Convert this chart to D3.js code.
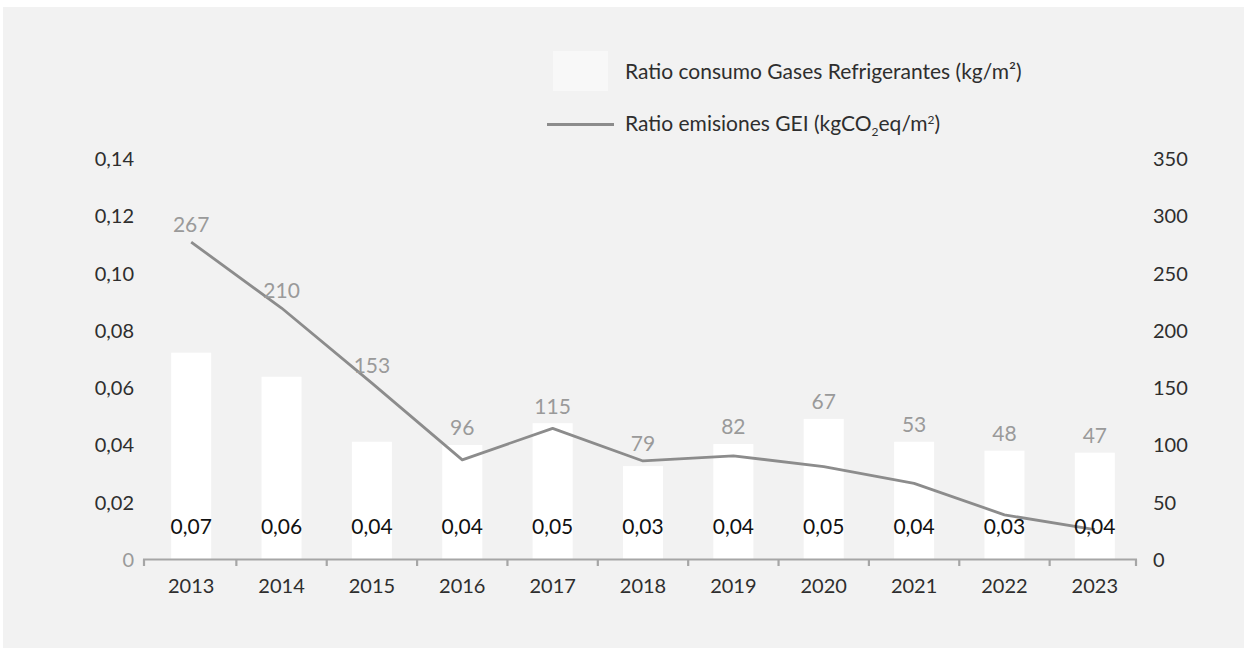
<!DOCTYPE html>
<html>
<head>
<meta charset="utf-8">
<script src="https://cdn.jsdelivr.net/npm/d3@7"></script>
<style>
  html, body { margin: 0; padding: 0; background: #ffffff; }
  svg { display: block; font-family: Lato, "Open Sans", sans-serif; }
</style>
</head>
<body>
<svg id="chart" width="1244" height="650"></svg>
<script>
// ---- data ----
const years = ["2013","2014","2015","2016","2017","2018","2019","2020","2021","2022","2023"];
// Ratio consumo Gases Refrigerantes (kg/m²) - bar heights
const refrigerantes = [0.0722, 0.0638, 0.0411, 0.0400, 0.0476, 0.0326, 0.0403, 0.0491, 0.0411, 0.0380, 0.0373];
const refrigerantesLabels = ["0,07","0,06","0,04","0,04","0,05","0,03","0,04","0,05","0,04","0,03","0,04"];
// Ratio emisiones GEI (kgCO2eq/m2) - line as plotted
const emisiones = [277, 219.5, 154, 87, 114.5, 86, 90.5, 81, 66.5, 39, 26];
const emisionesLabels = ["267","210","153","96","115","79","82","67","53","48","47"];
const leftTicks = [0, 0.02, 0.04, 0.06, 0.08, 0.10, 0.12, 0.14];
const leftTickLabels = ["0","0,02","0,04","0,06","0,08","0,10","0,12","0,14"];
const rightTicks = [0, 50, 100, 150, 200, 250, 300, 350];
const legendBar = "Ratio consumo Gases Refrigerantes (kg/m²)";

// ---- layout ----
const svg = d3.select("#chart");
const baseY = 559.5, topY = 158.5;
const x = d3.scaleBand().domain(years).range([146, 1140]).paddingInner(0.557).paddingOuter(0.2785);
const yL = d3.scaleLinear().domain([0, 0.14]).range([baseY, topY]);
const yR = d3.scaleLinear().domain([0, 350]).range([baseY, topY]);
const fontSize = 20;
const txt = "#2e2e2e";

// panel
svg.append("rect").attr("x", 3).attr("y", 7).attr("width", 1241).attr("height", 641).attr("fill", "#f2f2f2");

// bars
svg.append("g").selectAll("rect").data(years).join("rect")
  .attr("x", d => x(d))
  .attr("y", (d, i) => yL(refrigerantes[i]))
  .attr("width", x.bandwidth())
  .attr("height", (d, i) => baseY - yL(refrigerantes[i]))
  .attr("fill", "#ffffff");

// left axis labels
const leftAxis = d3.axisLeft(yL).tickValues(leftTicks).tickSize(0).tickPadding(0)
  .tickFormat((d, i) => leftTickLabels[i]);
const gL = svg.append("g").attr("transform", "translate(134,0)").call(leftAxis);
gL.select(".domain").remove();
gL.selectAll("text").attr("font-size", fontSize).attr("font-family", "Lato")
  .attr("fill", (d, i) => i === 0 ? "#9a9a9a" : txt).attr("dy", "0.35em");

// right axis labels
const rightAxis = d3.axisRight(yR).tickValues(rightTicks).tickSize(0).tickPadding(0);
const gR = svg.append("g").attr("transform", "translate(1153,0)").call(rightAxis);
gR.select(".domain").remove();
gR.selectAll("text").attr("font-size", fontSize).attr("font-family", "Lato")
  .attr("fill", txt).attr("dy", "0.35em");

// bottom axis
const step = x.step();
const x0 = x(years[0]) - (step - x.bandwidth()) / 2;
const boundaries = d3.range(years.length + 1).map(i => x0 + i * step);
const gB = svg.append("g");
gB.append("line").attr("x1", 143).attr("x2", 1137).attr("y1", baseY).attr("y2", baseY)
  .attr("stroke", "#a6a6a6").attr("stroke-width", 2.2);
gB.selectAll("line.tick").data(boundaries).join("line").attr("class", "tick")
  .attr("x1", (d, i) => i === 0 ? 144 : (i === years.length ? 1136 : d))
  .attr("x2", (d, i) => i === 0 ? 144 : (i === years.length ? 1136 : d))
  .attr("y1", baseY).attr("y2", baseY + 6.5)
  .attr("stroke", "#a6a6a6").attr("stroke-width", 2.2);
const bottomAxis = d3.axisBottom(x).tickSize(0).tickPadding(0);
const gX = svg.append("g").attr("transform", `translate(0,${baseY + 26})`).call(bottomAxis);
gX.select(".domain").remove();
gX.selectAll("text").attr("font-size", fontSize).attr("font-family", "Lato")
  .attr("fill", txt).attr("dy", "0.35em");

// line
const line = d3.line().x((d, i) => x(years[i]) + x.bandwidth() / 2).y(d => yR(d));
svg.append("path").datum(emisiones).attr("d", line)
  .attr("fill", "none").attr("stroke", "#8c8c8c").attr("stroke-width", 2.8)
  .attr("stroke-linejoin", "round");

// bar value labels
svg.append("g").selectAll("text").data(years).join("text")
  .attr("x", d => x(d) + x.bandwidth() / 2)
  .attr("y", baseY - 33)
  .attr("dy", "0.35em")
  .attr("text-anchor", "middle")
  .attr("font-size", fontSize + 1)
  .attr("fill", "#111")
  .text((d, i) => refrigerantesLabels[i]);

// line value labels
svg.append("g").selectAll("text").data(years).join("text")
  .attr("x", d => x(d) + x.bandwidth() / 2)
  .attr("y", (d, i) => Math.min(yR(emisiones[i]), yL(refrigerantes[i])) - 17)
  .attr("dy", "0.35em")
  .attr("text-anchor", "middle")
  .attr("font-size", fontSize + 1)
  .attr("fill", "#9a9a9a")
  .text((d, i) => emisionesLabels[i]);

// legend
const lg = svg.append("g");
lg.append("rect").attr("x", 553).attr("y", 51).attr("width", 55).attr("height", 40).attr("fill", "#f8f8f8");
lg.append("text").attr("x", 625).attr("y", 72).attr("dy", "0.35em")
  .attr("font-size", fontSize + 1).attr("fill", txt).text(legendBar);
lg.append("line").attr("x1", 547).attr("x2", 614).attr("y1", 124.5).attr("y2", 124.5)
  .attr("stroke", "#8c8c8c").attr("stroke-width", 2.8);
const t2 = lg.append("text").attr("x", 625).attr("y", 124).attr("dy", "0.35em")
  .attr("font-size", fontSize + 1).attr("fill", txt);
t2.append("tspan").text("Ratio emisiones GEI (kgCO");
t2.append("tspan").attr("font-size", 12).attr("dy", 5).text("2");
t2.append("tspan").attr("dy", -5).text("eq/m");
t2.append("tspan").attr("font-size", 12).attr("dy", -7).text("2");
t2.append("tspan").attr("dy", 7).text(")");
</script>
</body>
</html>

■ ■ ■ ■

[Exercise directions]: Give nothing but the number of lines containing the string "chart".

[Worked solution]: 3